Agree @Bruce Baker Old School is great. Have not tried Wicked yet but I will. Cool that the 2 best pizza places in Oly are about a block apart!
Have you tried the Old School take on Hawaiian - Pineapple, jalapenos and pepperoni - yum 🍕
 

Salmo_g

Legend
Forum Supporter
So if you went to Udub then you might remember another good pizza place called Picolo's.
Ah, I'd forgotten about Picolo's. If memory serves, an 8" pizza was so thick that my wife and I could barely finish it. Man was it good. Probably wouldn't be considered very healthy at my age now.
 

Chris Johnson

Steelhead
Looks good. What do you use for red sauce?
Pizza sauce is pretty simple, garlic, olive oil canned tomato(crushed is quicker), salt and pepper.
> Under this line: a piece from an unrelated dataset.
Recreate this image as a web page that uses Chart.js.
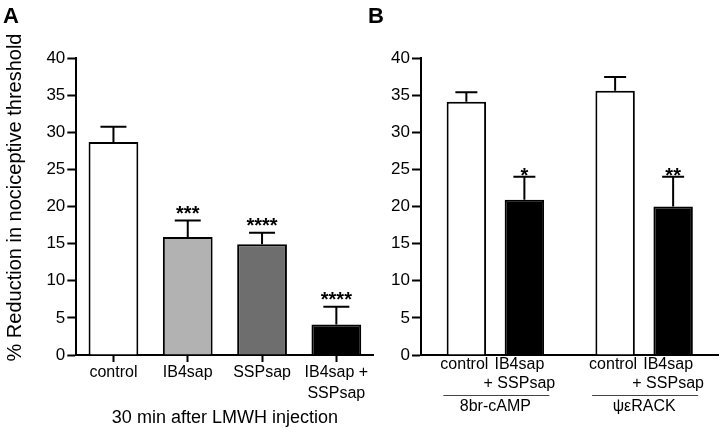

Sauté the garlic, add tomato and let it simmer uncovered, evaporation intensifies the flavor, add small amount of water if it dries out while cooking. Longer is better, add some balsamic vinegar at the end if you like.
 

Chris Johnson

Steelhead
I like a combo with lotsa' stuff on it. Pepperoni, salami, sausage, onion, mushrooms, olives, green pepper, extra cheese.
3 toppings at the most (not counting cheese). Otherwise the flavors get too muddled.